Wednesday, February 15, 2006

WARNING: Sexual Radiation!

` I would write some science here, but MAL is not yet well-calibrated. So, why not a post about such things as my irrisitable Sexual Radiation, or 'Sex Rays'?


` First of all, I should make it clear to you that a whole Cargo Hold of Lust is in the air. In fact, I recently saw this personal ad in a weekly paper next to a horny, gay cupid named Bobby calling attention to 'Wildhearts':

FULL DENTURE WEARER
And without them in, my saliva-enhanced
tongue can satisfy any female/male or
Bi couples who enjoy oral action.

` I could imagine! I'm just not sure I want to.... Anyway, I suddenly seem to be attracting an unusual amount of men. And women. For example, I was walking up to a Delicious Man's house Sunday night when this black Jeep came around the corner.
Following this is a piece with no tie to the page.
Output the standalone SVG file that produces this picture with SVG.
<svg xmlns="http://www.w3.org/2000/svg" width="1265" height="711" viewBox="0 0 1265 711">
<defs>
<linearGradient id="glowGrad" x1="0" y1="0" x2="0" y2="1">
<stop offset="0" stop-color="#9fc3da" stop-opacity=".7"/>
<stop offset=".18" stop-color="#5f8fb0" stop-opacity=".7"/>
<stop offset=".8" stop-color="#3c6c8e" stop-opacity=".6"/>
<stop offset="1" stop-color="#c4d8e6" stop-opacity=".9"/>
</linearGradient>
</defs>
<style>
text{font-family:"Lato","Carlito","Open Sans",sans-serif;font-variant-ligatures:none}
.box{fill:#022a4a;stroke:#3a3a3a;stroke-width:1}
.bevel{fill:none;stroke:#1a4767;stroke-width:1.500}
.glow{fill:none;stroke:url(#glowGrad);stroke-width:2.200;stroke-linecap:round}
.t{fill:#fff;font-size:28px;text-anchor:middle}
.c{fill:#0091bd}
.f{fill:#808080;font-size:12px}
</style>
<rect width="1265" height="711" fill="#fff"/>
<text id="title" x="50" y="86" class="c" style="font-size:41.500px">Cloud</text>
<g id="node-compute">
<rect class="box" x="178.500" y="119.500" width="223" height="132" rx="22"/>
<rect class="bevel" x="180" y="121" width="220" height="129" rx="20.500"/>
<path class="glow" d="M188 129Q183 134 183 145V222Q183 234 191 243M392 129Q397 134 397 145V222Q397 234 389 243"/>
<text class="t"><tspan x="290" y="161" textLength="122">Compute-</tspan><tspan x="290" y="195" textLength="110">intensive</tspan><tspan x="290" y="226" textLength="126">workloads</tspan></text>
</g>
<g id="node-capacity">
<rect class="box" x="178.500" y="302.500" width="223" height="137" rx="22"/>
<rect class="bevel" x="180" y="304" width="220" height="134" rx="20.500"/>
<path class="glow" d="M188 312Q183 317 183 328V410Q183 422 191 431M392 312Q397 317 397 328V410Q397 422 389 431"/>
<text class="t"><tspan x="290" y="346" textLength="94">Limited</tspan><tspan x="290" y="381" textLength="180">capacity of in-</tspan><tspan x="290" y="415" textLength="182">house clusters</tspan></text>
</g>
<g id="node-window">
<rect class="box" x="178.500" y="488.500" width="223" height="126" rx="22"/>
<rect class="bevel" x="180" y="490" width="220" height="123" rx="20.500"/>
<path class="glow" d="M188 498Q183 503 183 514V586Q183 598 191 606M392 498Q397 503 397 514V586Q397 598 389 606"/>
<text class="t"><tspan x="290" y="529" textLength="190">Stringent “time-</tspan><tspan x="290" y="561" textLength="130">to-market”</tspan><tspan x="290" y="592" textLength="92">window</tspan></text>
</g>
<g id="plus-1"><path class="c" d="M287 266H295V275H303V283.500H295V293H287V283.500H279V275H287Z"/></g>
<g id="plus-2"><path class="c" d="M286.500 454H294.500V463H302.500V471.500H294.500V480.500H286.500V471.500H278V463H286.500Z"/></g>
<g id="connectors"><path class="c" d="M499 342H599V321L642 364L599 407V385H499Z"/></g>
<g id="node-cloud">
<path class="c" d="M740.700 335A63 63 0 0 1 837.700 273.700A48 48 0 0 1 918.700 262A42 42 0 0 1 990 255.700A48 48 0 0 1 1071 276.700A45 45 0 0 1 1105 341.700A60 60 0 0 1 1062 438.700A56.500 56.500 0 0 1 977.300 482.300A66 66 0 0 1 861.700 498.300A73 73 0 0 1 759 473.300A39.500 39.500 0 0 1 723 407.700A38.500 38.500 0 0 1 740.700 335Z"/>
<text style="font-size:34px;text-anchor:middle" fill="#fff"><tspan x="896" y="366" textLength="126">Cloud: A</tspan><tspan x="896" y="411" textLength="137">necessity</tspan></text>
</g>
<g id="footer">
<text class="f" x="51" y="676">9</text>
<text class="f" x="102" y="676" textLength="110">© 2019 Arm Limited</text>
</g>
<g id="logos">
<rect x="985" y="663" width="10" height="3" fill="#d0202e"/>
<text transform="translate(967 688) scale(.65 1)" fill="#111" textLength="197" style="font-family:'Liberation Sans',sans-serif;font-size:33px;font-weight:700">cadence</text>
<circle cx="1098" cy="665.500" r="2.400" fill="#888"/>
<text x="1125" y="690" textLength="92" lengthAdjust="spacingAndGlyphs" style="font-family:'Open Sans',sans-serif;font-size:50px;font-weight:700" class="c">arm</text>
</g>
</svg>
This girl - drunk, I would imagine - was shouting at me from the backseat: "You! Your ass! I like it!"
` Taken off-guard, I barely had time to call back to her; "Thank you!"
` Monday night, I met up with a guy who resides at - and fixes helicopters on - the nuclear-powered masterpiece just offshore. We'll call him 'Navy Guy'. I showed Navy Guy some of my more interesting inventions, tested out a new piece of infrared equipment, and he taught me how to fold clothes like they do in the military - now they fit much better in their allotted storage space.
` Yes, even mad scientists fold clothes. Now, don't think anything 'happened' between us - the only substance we swapped was that of anecdotes. Navy Guy merely stayed over until about midnight, after which I showered and finished off my left-over pasta.
` On Tuesday night, I spent some time with the Delicious Man - who I had only met a week before. Blowing the Lucas* out of my nose (minor spill), I hopped a bus back downtown for swing dance lessons where I talked to someone I'll call Really Awesome Guy.
` Nothing's really going on between us, either, but I think he digs me. And he's really awesome. I may put an act together and go to Open Mike night at a cafe near where he lives.
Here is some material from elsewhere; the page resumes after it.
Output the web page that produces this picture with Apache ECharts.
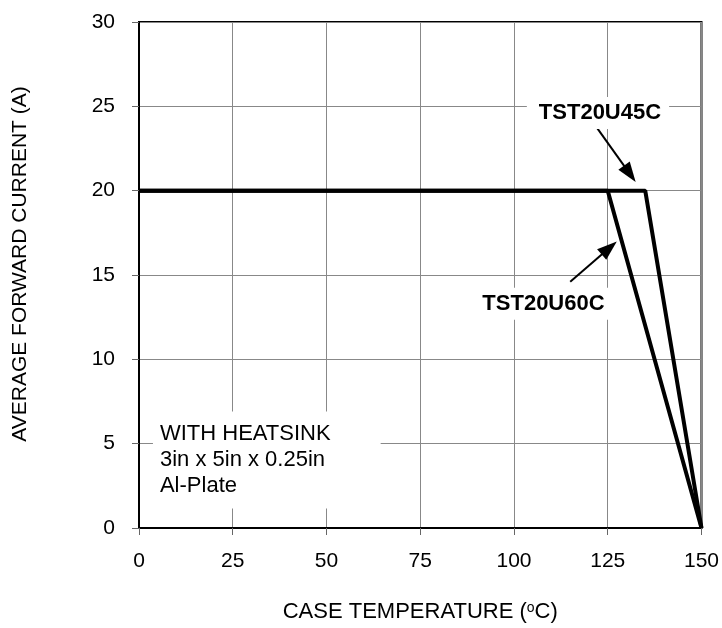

` So, I now know three more people - all guys - and I can thank my copious amounts of Sex Rays for them.

` When I sit back and ponder all this, I think of how bizarre it is to me that I am not the recluse I once was. In fact, yesterday I helped an old lady who could barely walk to get someplace. I would say that life is really different nowadays. Different and good.

` *That would be his name.

Monday, February 13, 2006

Vehicles are useful!

` After purchasing a new storage compartment and some more equipment for my lab, I had a chance to ponder just how tricky it is to function with the only mode of transportation I have....

` Mad Scientist Feet, tried and true.

` ...Thank goodness for my decent arches.

` Though it is my favorite way to get around, they are not always adequate. I actually do own a vehicle, though it is not physically in my possession for the time being.
` I am trying to decide whether or not to 'steal' it from the person whom I am lending it to ...though I'm not sure I like the idea of stirring up hostility at the moment.
` Thankfully, the weather has been fairly decent lately, unlike the conditions at the beginning of the month:


` It was the kind of wind that reminded me just how much I need to cut my hair - as well as precisely how sharp palm tree fronds can be.
` As my internet time is running out, I need to say goodbye for now. Rest assured I shall resume my regular, exuberant blogging as soon as MAL can be safely reconstructed (considering the unclean nature of my resident electricity) and fitted with my own brand of internet service.

Sunday, February 05, 2006

I'm in.

` Last month, the crocuses were just starting to bloom while my laboratory was even less mature. Today, nearly everything is in place. It is a triumph. Well, nearly a triumph, anyway. I have installed the appropriate equipment in the respective gaping holes in the walls, and sooner than later, MAL is going to have a second chance at life.
` The only things that remain are finding a lock that will fit my door, and window blinds so that my mad science remains a secret. As it ought to. Right now, anyone could technically walk in and steal anything they wanted to if they could only get past my mechanical henchmen.
` Which has never happened.

` In any case, it won't be long until I can get on with my plans. How I long to pick up work once again....


` And what is my work? If you guessed eventual global domination, that isn't it. In reality, something much more interesting is in store for the citizens of earth. Unfortunately for my faithful readers, I won't tell anyone until it's too late.
` Nothing personal.
` As for now, I have no computer of my own to use for the moment. I've managed to snag a few minutes online, and as they are nearly up, I really need to get going.